Exclude the pictures, then repeat the remaining data exactly.
═══ Supplied information ═══
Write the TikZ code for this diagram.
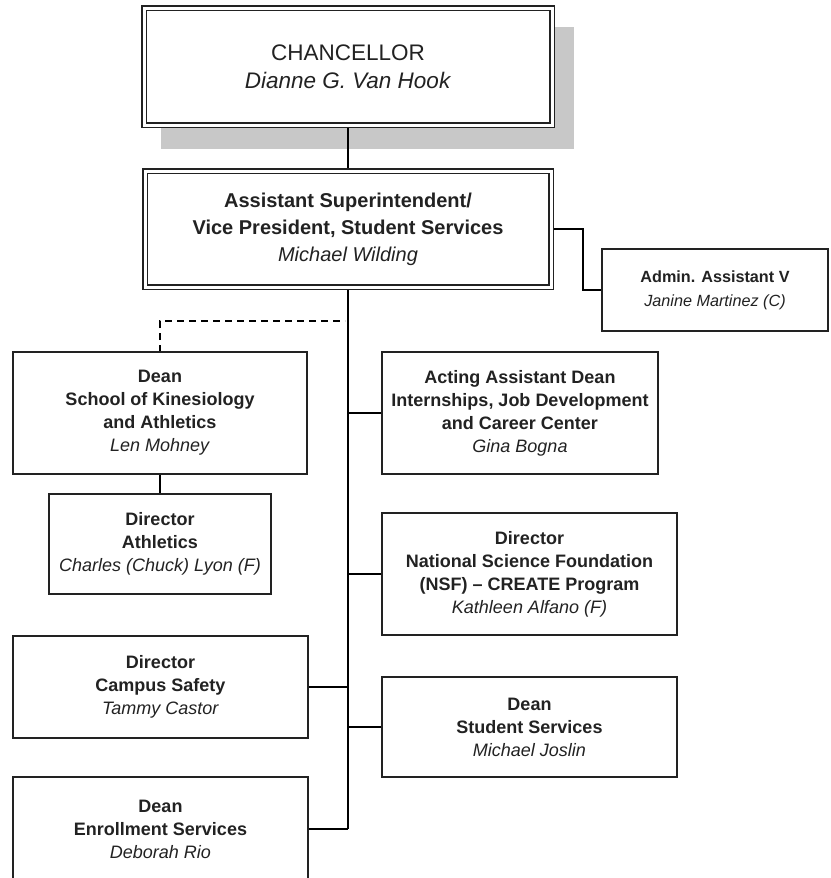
\documentclass[tikz,border=0pt]{standalone}
\usepackage{fontspec}
\setmainfont{Liberation Sans}
\usetikzlibrary{backgrounds}
\definecolor{shadowgray}{RGB}{200,200,200}
\definecolor{ink}{RGB}{34,34,34}
\newcommand{\incumbent}[1]{\textit{\mdseries #1}}

\begin{document}
\begin{tikzpicture}[x=1pt, y=-1pt, color=ink,
  box/.style={draw, fill=white, line width=1.3pt, inner sep=0pt, outer sep=0pt,
    align=center, font=\fontsize{18}{23}\selectfont\bfseries},
  dblbox/.style={box, line width=1.1pt, double=white, double distance=3pt},
  link/.style={draw, line width=1.2pt},
  dotted link/.style={link, dash pattern=on 7pt off 5pt}]
  \useasboundingbox (0,0) rectangle (830,878);

  \node[dblbox, minimum width=408pt, minimum height=117pt,
    font=\fontsize{22.5}{28}\selectfont]           (chan)   at (348,66.5)  {CHANCELLOR\\\textit{Dianne G. Van Hook}};
  \node[dblbox, minimum width=406pt, minimum height=116pt,
    font=\fontsize{20}{27}\selectfont\bfseries]    (vp)     at (348,229)   {Assistant Superintendent/\\Vice President, Student Services\\\incumbent{Michael Wilding}};
  \node[box, minimum width=226pt, minimum height=82pt,
    font=\fontsize{16.2}{24}\selectfont\bfseries]  (admin)  at (715,290)   {Admin. Assistant V\\\incumbent{Janine Martinez (C)}};
  \node[box, minimum width=294pt, minimum height=122pt] (kin)    at (160,413)   {Dean\\School of Kinesiology\\and Athletics\\\incumbent{Len Mohney}};
  \node[box, minimum width=222pt, minimum height=100pt] (ath)    at (160,544)   {Director\\Athletics\\\incumbent{Charles (Chuck) Lyon (F)}};
  \node[box, minimum width=276pt, minimum height=122pt] (acting) at (520,413)   {Acting Assistant Dean\\Internships, Job Development\\and Career Center\\\incumbent{Gina Bogna}};
  \node[box, minimum width=295pt, minimum height=122pt] (nsf)    at (529.5,574) {Director\\National Science Foundation\\(NSF) -- CREATE Program\\\incumbent{Kathleen Alfano (F)}};
  \node[box, minimum width=295pt, minimum height=102pt] (safety) at (160.5,687) {Director\\Campus Safety\\\incumbent{Tammy Castor}};
  \node[box, minimum width=295pt, minimum height=100pt] (dss)    at (529.5,727) {Dean\\Student Services\\\incumbent{Michael Joslin}};
  \node[box, minimum width=295pt, minimum height=104pt] (enroll) at (160.5,829) {Dean\\Enrollment Services\\\incumbent{Deborah Rio}};

  \coordinate (trunk) at (vp.south |- enroll.east);
  \coordinate (dash)  at (345,321);

  \begin{scope}[on background layer]
    % shadow under the chancellor
    \fill[shadowgray] ([shift={(17,19)}]chan.north west) rectangle ([shift={(22,24)}]chan.south east);
    % chancellor -> vice president
    \path[link] (chan.south) -- (vp.north);
    % vice president -> admin. assistant
    \path[link] (vp.east) -- ++(32,0) |- (admin.west);
    % main trunk
    \path[link] (vp.south) -- (trunk);
    % dotted line to kinesiology
    \path[dotted link] (kin.north) |- (dash);
    % kinesiology -> athletics
    \path[link] (kin.south) -- (ath.north);
    % trunk -> right column
    \path[link] (acting.west) -- (acting.west -| trunk);
    \path[link] (nsf.west)    -- (nsf.west -| trunk);
    \path[link] (dss.west)    -- (dss.west -| trunk);
    % trunk -> left column
    \path[link] (safety.east) -- (safety.east -| trunk);
    \path[link] (enroll.east) -- (trunk);
  \end{scope}
\end{tikzpicture}
\end{document}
═══
> [Expected answer]
Write the TikZ code for this diagram.
\documentclass[tikz,border=0pt]{standalone}
\usepackage{fontspec}
\setmainfont{Liberation Sans}
\usetikzlibrary{backgrounds}
\definecolor{shadowgray}{RGB}{200,200,200}
\definecolor{ink}{RGB}{34,34,34}
\newcommand{\incumbent}[1]{\textit{\mdseries #1}}

\begin{document}
\begin{tikzpicture}[x=1pt, y=-1pt, color=ink,
  box/.style={draw, fill=white, line width=1.3pt, inner sep=0pt, outer sep=0pt,
    align=center, font=\fontsize{18}{23}\selectfont\bfseries},
  dblbox/.style={box, line width=1.1pt, double=white, double distance=3pt},
  link/.style={draw, line width=1.2pt},
  dotted link/.style={link, dash pattern=on 7pt off 5pt}]
  \useasboundingbox (0,0) rectangle (830,878);

  \node[dblbox, minimum width=408pt, minimum height=117pt,
    font=\fontsize{22.5}{28}\selectfont]           (chan)   at (348,66.5)  {CHANCELLOR\\\textit{Dianne G. Van Hook}};
  \node[dblbox, minimum width=406pt, minimum height=116pt,
    font=\fontsize{20}{27}\selectfont\bfseries]    (vp)     at (348,229)   {Assistant Superintendent/\\Vice President, Student Services\\\incumbent{Michael Wilding}};
  \node[box, minimum width=226pt, minimum height=82pt,
    font=\fontsize{16.2}{24}\selectfont\bfseries]  (admin)  at (715,290)   {Admin. Assistant V\\\incumbent{Janine Martinez (C)}};
  \node[box, minimum width=294pt, minimum height=122pt] (kin)    at (160,413)   {Dean\\School of Kinesiology\\and Athletics\\\incumbent{Len Mohney}};
  \node[box, minimum width=222pt, minimum height=100pt] (ath)    at (160,544)   {Director\\Athletics\\\incumbent{Charles (Chuck) Lyon (F)}};
  \node[box, minimum width=276pt, minimum height=122pt] (acting) at (520,413)   {Acting Assistant Dean\\Internships, Job Development\\and Career Center\\\incumbent{Gina Bogna}};
  \node[box, minimum width=295pt, minimum height=122pt] (nsf)    at (529.5,574) {Director\\National Science Foundation\\(NSF) -- CREATE Program\\\incumbent{Kathleen Alfano (F)}};
  \node[box, minimum width=295pt, minimum height=102pt] (safety) at (160.5,687) {Director\\Campus Safety\\\incumbent{Tammy Castor}};
  \node[box, minimum width=295pt, minimum height=100pt] (dss)    at (529.5,727) {Dean\\Student Services\\\incumbent{Michael Joslin}};
  \node[box, minimum width=295pt, minimum height=104pt] (enroll) at (160.5,829) {Dean\\Enrollment Services\\\incumbent{Deborah Rio}};

  \coordinate (trunk) at (vp.south |- enroll.east);
  \coordinate (dash)  at (345,321);

  \begin{scope}[on background layer]
    % shadow under the chancellor
    \fill[shadowgray] ([shift={(17,19)}]chan.north west) rectangle ([shift={(22,24)}]chan.south east);
    % chancellor -> vice president
    \path[link] (chan.south) -- (vp.north);
    % vice president -> admin. assistant
    \path[link] (vp.east) -- ++(32,0) |- (admin.west);
    % main trunk
    \path[link] (vp.south) -- (trunk);
    % dotted line to kinesiology
    \path[dotted link] (kin.north) |- (dash);
    % kinesiology -> athletics
    \path[link] (kin.south) -- (ath.north);
    % trunk -> right column
    \path[link] (acting.west) -- (acting.west -| trunk);
    \path[link] (nsf.west)    -- (nsf.west -| trunk);
    \path[link] (dss.west)    -- (dss.west -| trunk);
    % trunk -> left column
    \path[link] (safety.east) -- (safety.east -| trunk);
    \path[link] (enroll.east) -- (trunk);
  \end{scope}
\end{tikzpicture}
\end{document}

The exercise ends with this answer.